The National Crime Agency (NCA) and the Financial Conduct Authority (FCA) have published nine economic crime priorities, with a strong focus on combating fraud and its enablers.
Backed by the Home Office and HM Treasury, the priorities aim to drive collaboration between law enforcement, regulators and the private sector across the UK’s financial system.
“A single set of UK-wide priorities gives firms, and the wider system, helpful clarity,” said FCA financial crime chief Steve Smart.
The initiative has also been welcomed by UK Finance, the banking and payments lobby group.
“This new approach to prioritising our key threats and ensuring we use public and private sector collective capabilities in a more effective way has the potential to be a game changer for efforts to combat Economic Crime,” said Ben Donaldson, the organisation’s chief executive.
“We fully support a way of working that enables the financial services sector and the public sector to be better aligned and ensures maximum impact for our society.”
Tackling fraud
Fraud is a key area of concern, particularly in relation to high-harm schemes such as payment fraud, investment fraud and romance scams.
A key challenge is that more than 70 percent of fraud targeting UK victims is assessed to originate or be enabled from overseas, including jurisdictions such as Ghana, Nigeria, India, Cambodia, Laos and Myanmar.
In response, the authorities in the UK now plan to strengthen intelligence sharing on jurisdictions of risk and identify how criminal networks exploit legal systems, technology and recruitment channels.
Money mule networks are also an area of focus for the authorities, with more than 39,000 UK bank accounts flagged in 2022 as likely linked to mule activity.
The agencies have proposed industry-wide data sharing, targeted public awareness campaigns and coordinated customer treatment strategies to disrupt this method of laundering.
Origination of fraud
Telecommunications and online platforms remain major fraud enablers, according to the document, with criminals exploiting infrastructure weaknesses and promoting scams through social media personalities offering bogus financial advice.
The NCA and the FCA are urging renewed commitment under the Telecommunications and Online Fraud Charters and more structured intelligence sharing between banks, law enforcement and tech firms.
Other priorities include addressing money laundering by organised crime groups linked to Albania, China, Russia and the United Arab Emirates conducted through UK-based corporate structures.
According to the authorities, these networks make use of underground banking systems, international controller networks and informal value transfer mechanisms.
The agencies intend to improve cross-border tracking of illicit funds, expand private-to-private intelligence sharing and pursue the return of stolen assets.
In the crypto-asset sector, the agencies aim to build resilience against the criminal use of digital currencies.
Priorities include identifying illicit activity linked to fraud, ransomware and terrorist financing, freezing suspect funds on virtual asset platforms, and boosting public awareness of crypto-related risks.
The initiative also seeks to strengthen engagement between law enforcement and regulated crypto service providers.
The nine priorities also address abuse by professional enablers, illicit funds linked to foreign politically exposed persons and the financing of terrorist activity in or against the UK.
Covering all bases
The strategy is aligned with the UK’s National Risk Assessment and the NCA’s 2025 National Strategic Assessment.
The priorities identified by the NCA and FCA align well with the key financial crime challenges faced by payments organisations and regulators worldwide.
Fraud is a huge problem – the NCA has noted that it accounted for more than 40 percent of all crime in the UK in the year to September 2024 – and tackling the many scam typologies requires collaboration between regulators, law enforcement and financial institutions.
Jurisdictions around the world have taken different approaches.
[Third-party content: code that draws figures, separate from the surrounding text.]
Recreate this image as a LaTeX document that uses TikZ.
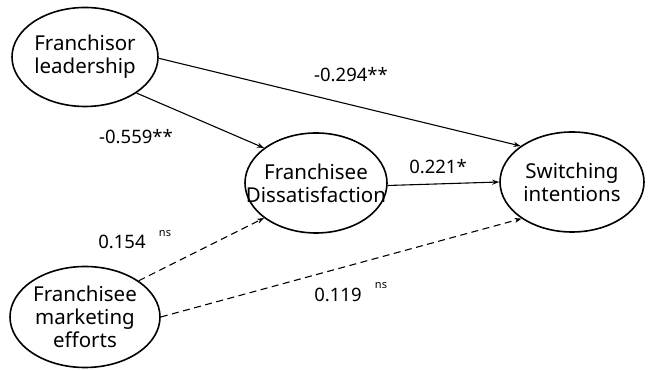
\documentclass[tikz,border=0pt]{standalone}
\usepackage{fontspec}
\setmainfont{Noto Sans}
\usetikzlibrary{shapes.geometric,arrows.meta}
\begin{document}
\begin{tikzpicture}[x=1pt,y=1pt,
  latent/.style={ellipse,draw,line width=1.6pt,inner xsep=-30pt,inner ysep=-20pt,align=center,
    font=\fontsize{20.5}{23}\selectfont},
  path/.style={line width=1.1pt,-{Stealth[length=7pt,width=5pt]}},
  nspath/.style={path,dash pattern=on 7pt off 4.5pt},
  coef/.style={font=\fontsize{18.5}{22}\selectfont,inner sep=0pt},
  sup/.style={font=\fontsize{11}{13}\selectfont,inner sep=0pt}]
\useasboundingbox (0,0) rectangle (650,371);
\node[latent,minimum width=146pt,minimum height=99pt] (fl) at (85,314) {Franchisor\\leadership};
\node[latent,minimum width=142pt,minimum height=100pt] (fd) at (316,188) {Franchisee\\Dissatisfaction};
\node[latent,minimum width=144pt,minimum height=100pt] (si) at (572,189) {Switching\\intentions};
\node[latent,minimum width=150pt,minimum height=101pt] (fme) at (85,54) {Franchisee\\marketing\\efforts};
\draw[path] (fl.-35) -- (fd.146);
\draw[path] (fl.-1) -- (si.145);
\draw[path] (fd.-2) -- (si.180);
\draw[nspath] (fme.34) -- (fd.214);
\draw[nspath] (fme.0) -- (si.216);
\node[coef] (c1) at (351,296) {-0.294**};
\node[coef] (c2) at (136,234) {-0.559**};
\node[coef] (c3) at (438,204) {0.221*};
\node[coef] (c4) at (122,129) {0.154};
\node[sup] (n4) at (165,137) {ns};
\node[coef] (c5) at (338,76) {0.119};
\node[sup] (n5) at (381,85) {ns};
\end{tikzpicture}
\end{document}
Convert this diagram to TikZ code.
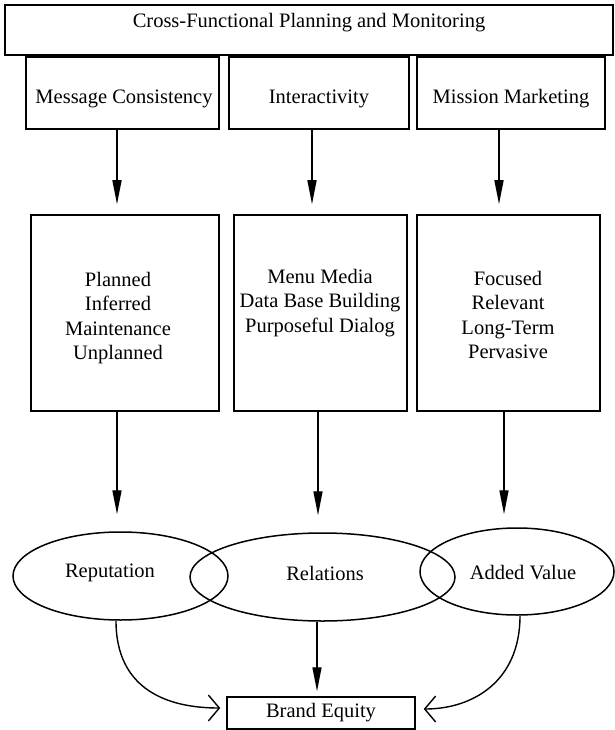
\documentclass[tikz,border=0pt]{standalone}
\usepackage{fontspec}
\setmainfont{Liberation Serif}
\usetikzlibrary{arrows.meta,shapes.geometric}
\begin{document}
\begin{tikzpicture}[x=1pt,y=-1pt,
  txt/.style={inner sep=0pt, align=center, font=\fontsize{20.5}{24.5}\selectfont},
  boxst/.style={draw, line width=1.5pt, rectangle, inner sep=0pt},
  ellst/.style={draw, line width=1.5pt, ellipse, inner sep=0pt},
  arr/.style={line width=1.4pt, -{Triangle[length=24pt,width=9pt]}},
  oarr/.style={line width=1.4pt, -{Straight Barb[length=11pt,width=26pt,line width=1.4pt]}}
]
\useasboundingbox[fill=white] (0,0) rectangle (615,730);

% top banner
\node[boxst, minimum width=608pt, minimum height=50pt] (top) at (309,30) {};
\node[txt] (toptxt) at (309,23) {Cross-Functional Planning and Monitoring};

% first row boxes
\node[boxst, minimum width=193pt, minimum height=72pt] (mc) at (122.5,93) {};
\node[boxst, minimum width=180pt, minimum height=72pt] (ia) at (319,93) {};
\node[boxst, minimum width=188pt, minimum height=72pt] (mm) at (511,93) {};
\node[txt] (mct) at (124,99) {Message Consistency};
\node[txt] (iat) at (319,99) {Interactivity};
\node[txt] (mmt) at (511,99) {Mission Marketing};

% second row boxes
\node[boxst, minimum width=188pt, minimum height=196pt] (lb) at (125,313) {};
\node[boxst, minimum width=173pt, minimum height=196pt] (mb) at (320.5,313) {};
\node[boxst, minimum width=183pt, minimum height=196pt] (rb) at (508.5,313) {};
\node[txt] (lbt) at (118,318) {Planned\\Inferred\\Maintenance\\Unplanned};
\node[txt] (mbt) at (320,303) {Menu Media\\Data Base Building\\Purposeful Dialog};
\node[txt] (rbt) at (508,315) {Focused\\Relevant\\Long-Term\\Pervasive};

% ellipses
\node[ellst, minimum width=215pt, minimum height=88pt] (rep) at (120.5,576) {};
\node[ellst, minimum width=265pt, minimum height=88pt] (rel) at (322.5,577) {};
\node[ellst, minimum width=194pt, minimum height=87pt] (av) at (517,571.5) {};
\node[txt] (rept) at (110,573) {Reputation};
\node[txt] (relt) at (325,573) {Relations};
\node[txt] (avt) at (523,573) {Added Value};

% brand equity
\node[boxst, minimum width=188pt, minimum height=32pt] (be) at (321,713) {};
\node[txt] (bet) at (321,713) {Brand Equity};

% arrows row 1 -> row 2
\draw[arr, shorten >=10pt] ([xshift=-5.5pt]mc.south) -- ([xshift=-8pt]lb.north);
\draw[arr, shorten >=10pt] ([xshift=-7pt]ia.south) -- ([xshift=-8.5pt]mb.north);
\draw[arr, shorten >=10pt] ([xshift=-12pt]mm.south) -- ([xshift=-9.5pt]rb.north);

% arrows row 2 -> ellipses
\draw[arr, shorten >=17pt] ([xshift=-8pt]lb.south) -- ([xshift=-3.5pt]rep.north);
\draw[arr, shorten >=17pt] ([xshift=-2.5pt]mb.south) -- ([xshift=-4.5pt]rel.north);
\draw[arr, shorten >=13pt] ([xshift=-4.5pt]rb.south) -- ([xshift=-13pt]av.north);

% ellipses -> brand equity
\draw[arr, shorten >=5pt] ([xshift=-5.5pt]rel.south) -- ([xshift=-4pt]be.north);
\draw[oarr] ([xshift=-4.5pt]rep.south) .. controls (116,690) and (168,708) .. ([xshift=-6pt,yshift=5pt]be.west);
\draw[oarr] ([xshift=3pt]av.south) .. controls (520,682) and (472,709) .. ([xshift=8pt,yshift=4pt]be.east);
\end{tikzpicture}
\end{document}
The UK has focused on reimbursement, via the Payment Systems Regulator’s (PSR) authorised push payment (APP) rules, whereas Australia is seeking to tackle fraud origination on telecommunications and big tech platforms.
The inclusion of building resilience to crypto scams reflects both the digital asset sector’s reputation for lawlessness and its move into the mainstream, with authorities attempting to bring it firmly within the regulatory perimeter.
As more financial organisations and consumers engage with digital assets, the threat of criminal activity will increase, so the NCA and FCA are acting responsibly in making this a priority.
The success of these approaches will become clear over time, but the latest UK priorities show that the authorities have a clear plan to tackle economic crime and are focused on threats that affect payments organisations and their customers.